Seeing What Others Cannot See – 10/2/2017

Monday Seminar, Past Monday Seminars | Comments Off on Seeing What Others Cannot See – 10/2/2017

Thomas G. West
Author of Thinking Like Einstein and In the Mind’s Eye
Krasnow Institute Advisory Board Member

Abstract:
For over 25 years, Thomas West has been a leading advocate for the importance of visual thinking, visual technologies and the creative potential of individuals with dyslexia and other learning differences. In this new book, Seeing What Others Cannot See: The Hidden Advantages of Visual Thinkers and Differently Wired Brains, he investigates how different kinds of brains and different ways of thinking can help to make discoveries and solve problems in innovative and unexpected ways.

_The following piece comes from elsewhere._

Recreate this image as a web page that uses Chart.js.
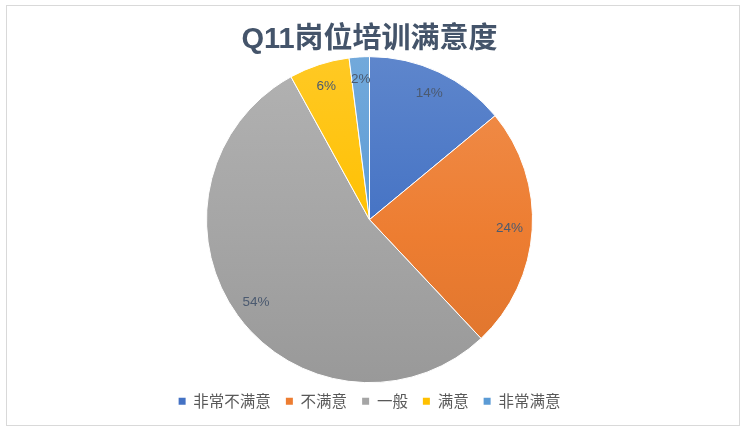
<!DOCTYPE html>
<html lang="zh">
<head>
<meta charset="utf-8">
<title>Q11岗位培训满意度</title>
<script src="https://cdn.jsdelivr.net/npm/chart.js@4.4.1/dist/chart.umd.min.js"></script>
<style>
  html, body { margin: 0; padding: 0; background: #fff; overflow: hidden; }
  #wrap { position: relative; width: 747px; height: 435px; }
  #frame { position: absolute; left: 6px; top: 5px; width: 732px; height: 419px; border: 1px solid #d9d9d9; pointer-events: none; }
</style>
</head>
<body>
<div id="wrap">
  <canvas id="chart"></canvas>
  <div id="frame"></div>
</div>
<script>
const categories = ["非常不满意", "不满意", "一般", "满意", "非常满意"];
const shares = [14, 24, 54, 6, 2];
const sliceColors = ["#4472C4", "#ED7D31", "#A5A5A5", "#FFC000", "#5B9BD5"];

const PIE_RADIUS = 163;
const CJK = '"Noto Sans CJK SC", sans-serif';

// amt > 0 mixes toward white, amt < 0 toward black
function shade(hex, amt) {
  const n = parseInt(hex.slice(1), 16);
  const t = amt < 0 ? 0 : 255, p = Math.abs(amt);
  const mix = (c) => Math.round(c + (t - c) * p);
  return `rgb(${mix(n >> 16)},${mix((n >> 8) & 255)},${mix(n & 255)})`;
}

// soft top-to-bottom gradient like the office chart style
function sliceFill(ctx) {
  const chart = ctx.chart;
  const area = chart.chartArea;
  const base = sliceColors[ctx.dataIndex];
  if (!area) return base;
  const cy = (area.top + area.bottom) / 2;
  const g = chart.ctx.createLinearGradient(0, cy - PIE_RADIUS, 0, cy + PIE_RADIUS);
  g.addColorStop(0, shade(base, 0.14));
  g.addColorStop(0.55, base);
  g.addColorStop(1, shade(base, -0.07));
  return g;
}

const sliceLabels = {
  id: "sliceLabels",
  afterDatasetsDraw(chart) {
    const { ctx } = chart;
    const meta = chart.getDatasetMeta(0);
    const values = chart.data.datasets[0].data;
    ctx.save();
    ctx.font = '13.5px "Liberation Sans", "Noto Sans", sans-serif';
    ctx.fillStyle = "#4B5A70";
    ctx.textAlign = "center";
    ctx.textBaseline = "middle";
    meta.data.forEach((arc, i) => {
      const { x, y, startAngle, endAngle, outerRadius } =
        arc.getProps(["x", "y", "startAngle", "endAngle", "outerRadius"], true);
      const mid = (startAngle + endAngle) / 2;
      const r = outerRadius * 0.86;
      ctx.fillText(values[i] + "%", x + Math.cos(mid) * r, y + Math.sin(mid) * r);
    });
    ctx.restore();
  }
};

new Chart(document.getElementById("chart"), {
  type: "pie",
  data: {
    labels: categories,
    datasets: [{
      data: shares,
      backgroundColor: sliceFill,
      borderColor: "#ffffff",
      borderWidth: 1,
      radius: PIE_RADIUS,
      clip: false
    }]
  },
  options: {
    responsive: true,
    maintainAspectRatio: false,
    animation: false,
    events: [],
    layout: { padding: { top: 0, right: 8, bottom: 16, left: 0 } },
    plugins: {
      title: {
        display: true,
        text: "Q11岗位培训满意度",
        color: "#44546A",
        font: { family: '"Liberation Sans", ' + CJK, size: 29, weight: "bold" },
        padding: { top: 23, bottom: 3 }
      },
      legend: {
        position: "bottom",
        labels: {
          boxWidth: 7,
          boxHeight: 7,
          padding: 15,
          color: "#595959",
          font: { family: CJK, size: 15.5 },
          generateLabels: (chart) => chart.data.labels.map((text, i) => ({
            text,
            fillStyle: sliceColors[i],
            strokeStyle: sliceColors[i],
            lineWidth: 0,
            fontColor: "#595959",
            hidden: false,
            index: i
          }))
        }
      },
      tooltip: { enabled: false }
    }
  },
  plugins: [sliceLabels]
});
</script>
</body>
</html>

West focuses on what he has learned over the years from a group of extraordinarily creative, intelligent and interesting people — strong visual thinkers and those with dyslexia, Asperger’s syndrome, and other different ways of thinking, learning and working.

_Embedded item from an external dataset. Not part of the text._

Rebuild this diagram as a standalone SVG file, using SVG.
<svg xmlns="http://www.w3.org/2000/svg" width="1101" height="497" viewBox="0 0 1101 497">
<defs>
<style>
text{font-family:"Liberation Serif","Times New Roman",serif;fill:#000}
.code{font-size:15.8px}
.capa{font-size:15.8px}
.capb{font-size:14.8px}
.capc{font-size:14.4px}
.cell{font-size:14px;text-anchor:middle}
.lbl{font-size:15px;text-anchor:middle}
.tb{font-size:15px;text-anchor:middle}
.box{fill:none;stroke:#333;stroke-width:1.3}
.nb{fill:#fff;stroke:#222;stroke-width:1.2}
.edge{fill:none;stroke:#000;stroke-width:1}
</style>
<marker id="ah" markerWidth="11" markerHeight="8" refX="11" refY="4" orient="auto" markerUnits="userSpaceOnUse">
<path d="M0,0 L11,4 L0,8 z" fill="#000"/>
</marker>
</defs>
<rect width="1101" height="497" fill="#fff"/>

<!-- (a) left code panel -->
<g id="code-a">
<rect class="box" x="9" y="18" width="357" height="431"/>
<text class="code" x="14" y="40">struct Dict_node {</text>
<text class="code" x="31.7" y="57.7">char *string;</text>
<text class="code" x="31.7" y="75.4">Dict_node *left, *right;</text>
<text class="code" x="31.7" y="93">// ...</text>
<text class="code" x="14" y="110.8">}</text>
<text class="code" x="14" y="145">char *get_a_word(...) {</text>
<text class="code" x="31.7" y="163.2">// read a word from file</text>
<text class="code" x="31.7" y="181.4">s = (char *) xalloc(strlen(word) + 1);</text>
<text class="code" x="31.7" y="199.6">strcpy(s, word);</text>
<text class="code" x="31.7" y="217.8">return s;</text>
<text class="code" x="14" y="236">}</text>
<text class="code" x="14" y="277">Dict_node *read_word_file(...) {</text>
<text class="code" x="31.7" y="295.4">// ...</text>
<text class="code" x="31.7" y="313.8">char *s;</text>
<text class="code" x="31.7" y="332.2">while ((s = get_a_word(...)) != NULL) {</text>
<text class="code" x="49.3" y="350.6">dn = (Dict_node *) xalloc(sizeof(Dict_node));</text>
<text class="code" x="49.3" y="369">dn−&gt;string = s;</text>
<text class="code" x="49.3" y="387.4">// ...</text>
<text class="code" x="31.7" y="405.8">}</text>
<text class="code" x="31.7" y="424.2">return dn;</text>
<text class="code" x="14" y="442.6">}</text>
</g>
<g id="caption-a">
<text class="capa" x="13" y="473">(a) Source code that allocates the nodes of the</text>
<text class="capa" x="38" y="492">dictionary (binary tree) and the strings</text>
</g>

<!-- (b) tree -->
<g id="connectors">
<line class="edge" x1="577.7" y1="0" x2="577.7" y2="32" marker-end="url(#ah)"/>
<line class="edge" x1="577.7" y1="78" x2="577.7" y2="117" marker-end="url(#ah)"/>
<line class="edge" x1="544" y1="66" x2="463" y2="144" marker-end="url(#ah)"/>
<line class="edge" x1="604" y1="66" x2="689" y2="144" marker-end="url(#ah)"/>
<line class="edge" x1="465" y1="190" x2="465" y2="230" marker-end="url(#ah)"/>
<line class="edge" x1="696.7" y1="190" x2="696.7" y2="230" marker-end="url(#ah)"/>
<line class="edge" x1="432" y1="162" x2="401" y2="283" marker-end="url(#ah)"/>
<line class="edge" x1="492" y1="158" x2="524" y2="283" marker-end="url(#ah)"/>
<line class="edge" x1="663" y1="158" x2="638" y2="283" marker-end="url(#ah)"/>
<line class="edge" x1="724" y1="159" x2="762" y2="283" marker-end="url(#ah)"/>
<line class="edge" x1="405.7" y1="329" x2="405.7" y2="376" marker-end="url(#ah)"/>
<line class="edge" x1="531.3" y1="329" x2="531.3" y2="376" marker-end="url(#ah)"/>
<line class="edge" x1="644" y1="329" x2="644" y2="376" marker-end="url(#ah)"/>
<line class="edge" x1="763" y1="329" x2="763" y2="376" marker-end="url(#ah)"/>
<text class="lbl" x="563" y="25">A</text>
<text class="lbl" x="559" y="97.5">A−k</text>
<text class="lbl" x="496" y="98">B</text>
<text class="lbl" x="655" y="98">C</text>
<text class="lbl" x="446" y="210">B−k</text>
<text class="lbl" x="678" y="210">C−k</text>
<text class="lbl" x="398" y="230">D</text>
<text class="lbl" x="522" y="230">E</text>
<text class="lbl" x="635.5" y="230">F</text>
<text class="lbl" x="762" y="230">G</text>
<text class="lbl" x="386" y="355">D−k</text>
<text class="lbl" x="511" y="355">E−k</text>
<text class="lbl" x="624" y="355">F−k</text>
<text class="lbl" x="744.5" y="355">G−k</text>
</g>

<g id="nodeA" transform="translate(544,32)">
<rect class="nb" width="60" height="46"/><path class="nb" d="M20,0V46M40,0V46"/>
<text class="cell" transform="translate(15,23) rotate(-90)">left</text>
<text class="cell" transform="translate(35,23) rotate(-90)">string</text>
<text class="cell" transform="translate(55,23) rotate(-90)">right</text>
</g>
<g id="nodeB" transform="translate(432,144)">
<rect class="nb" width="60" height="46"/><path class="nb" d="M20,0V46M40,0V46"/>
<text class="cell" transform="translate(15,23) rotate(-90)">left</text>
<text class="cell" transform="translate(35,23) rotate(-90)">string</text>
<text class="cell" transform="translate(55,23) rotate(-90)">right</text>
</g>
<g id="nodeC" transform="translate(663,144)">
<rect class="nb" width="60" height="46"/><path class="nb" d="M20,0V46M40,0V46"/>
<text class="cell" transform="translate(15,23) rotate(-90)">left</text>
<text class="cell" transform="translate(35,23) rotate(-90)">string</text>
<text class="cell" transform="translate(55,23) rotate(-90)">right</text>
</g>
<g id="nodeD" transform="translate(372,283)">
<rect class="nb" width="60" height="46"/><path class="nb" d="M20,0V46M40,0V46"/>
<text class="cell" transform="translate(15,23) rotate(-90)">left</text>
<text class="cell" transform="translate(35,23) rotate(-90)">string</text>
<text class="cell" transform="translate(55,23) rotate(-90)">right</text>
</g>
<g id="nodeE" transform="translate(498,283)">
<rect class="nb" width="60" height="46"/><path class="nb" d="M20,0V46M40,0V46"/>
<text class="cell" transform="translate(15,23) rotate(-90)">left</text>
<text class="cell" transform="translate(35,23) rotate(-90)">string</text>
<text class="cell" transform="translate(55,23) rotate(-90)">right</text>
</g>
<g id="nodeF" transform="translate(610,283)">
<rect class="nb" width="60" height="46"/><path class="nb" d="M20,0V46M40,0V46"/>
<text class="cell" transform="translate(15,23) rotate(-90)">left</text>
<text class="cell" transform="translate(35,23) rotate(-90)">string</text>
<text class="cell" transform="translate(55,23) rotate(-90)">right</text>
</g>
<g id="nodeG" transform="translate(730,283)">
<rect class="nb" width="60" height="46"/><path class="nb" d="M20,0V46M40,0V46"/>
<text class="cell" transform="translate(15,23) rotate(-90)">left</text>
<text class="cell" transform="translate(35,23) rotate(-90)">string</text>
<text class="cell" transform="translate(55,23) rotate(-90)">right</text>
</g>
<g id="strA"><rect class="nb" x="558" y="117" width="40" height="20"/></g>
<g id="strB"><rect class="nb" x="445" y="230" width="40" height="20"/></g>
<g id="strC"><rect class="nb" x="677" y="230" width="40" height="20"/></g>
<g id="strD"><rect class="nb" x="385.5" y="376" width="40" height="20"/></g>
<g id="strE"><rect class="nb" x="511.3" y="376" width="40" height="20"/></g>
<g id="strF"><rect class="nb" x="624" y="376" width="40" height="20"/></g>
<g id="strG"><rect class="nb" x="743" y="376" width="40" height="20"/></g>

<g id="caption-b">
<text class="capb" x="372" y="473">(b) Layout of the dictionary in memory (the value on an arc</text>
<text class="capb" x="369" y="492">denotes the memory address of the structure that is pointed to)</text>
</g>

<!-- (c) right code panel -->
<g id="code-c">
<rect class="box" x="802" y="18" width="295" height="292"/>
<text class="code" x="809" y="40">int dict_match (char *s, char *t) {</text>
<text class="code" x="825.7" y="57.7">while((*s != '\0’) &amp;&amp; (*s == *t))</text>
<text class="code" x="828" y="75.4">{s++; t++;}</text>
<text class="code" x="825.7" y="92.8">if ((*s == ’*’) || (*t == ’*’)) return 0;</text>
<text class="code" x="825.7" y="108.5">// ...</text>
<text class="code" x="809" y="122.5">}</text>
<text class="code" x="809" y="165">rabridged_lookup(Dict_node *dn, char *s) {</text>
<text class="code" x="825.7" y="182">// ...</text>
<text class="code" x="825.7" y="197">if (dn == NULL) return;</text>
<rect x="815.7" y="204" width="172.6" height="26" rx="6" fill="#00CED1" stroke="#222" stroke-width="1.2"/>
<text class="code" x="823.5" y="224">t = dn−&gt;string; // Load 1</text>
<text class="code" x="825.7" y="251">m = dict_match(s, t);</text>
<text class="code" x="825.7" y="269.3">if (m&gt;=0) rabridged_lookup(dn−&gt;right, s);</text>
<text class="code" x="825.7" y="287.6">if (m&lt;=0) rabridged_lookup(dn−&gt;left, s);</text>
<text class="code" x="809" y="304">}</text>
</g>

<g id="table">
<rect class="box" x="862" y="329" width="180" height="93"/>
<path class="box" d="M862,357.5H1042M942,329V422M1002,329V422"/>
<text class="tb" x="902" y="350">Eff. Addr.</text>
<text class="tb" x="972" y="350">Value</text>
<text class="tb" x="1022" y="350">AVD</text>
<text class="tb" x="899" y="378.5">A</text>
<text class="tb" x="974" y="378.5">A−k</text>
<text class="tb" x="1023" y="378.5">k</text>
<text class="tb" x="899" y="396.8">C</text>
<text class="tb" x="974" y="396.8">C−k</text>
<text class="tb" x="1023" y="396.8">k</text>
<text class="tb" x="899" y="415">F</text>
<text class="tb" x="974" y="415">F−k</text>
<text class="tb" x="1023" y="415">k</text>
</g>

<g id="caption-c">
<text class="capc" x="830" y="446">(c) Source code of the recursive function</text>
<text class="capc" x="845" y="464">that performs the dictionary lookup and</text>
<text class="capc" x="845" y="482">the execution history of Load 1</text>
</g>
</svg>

Based on first-person accounts, West tells stories that include a dyslexic paleontologist in Montana, a special effects tech with Asperger’s syndrome who worked for Pink Floyd and Kiss, a group of dyslexic master code breakers in a British electronic intelligence organization, a Colorado livestock handling expert who has become a forceful advocate for those with autism and a family of visual thinkers and dyslexics in Britain that includes four winners of the Nobel Prize in Physics.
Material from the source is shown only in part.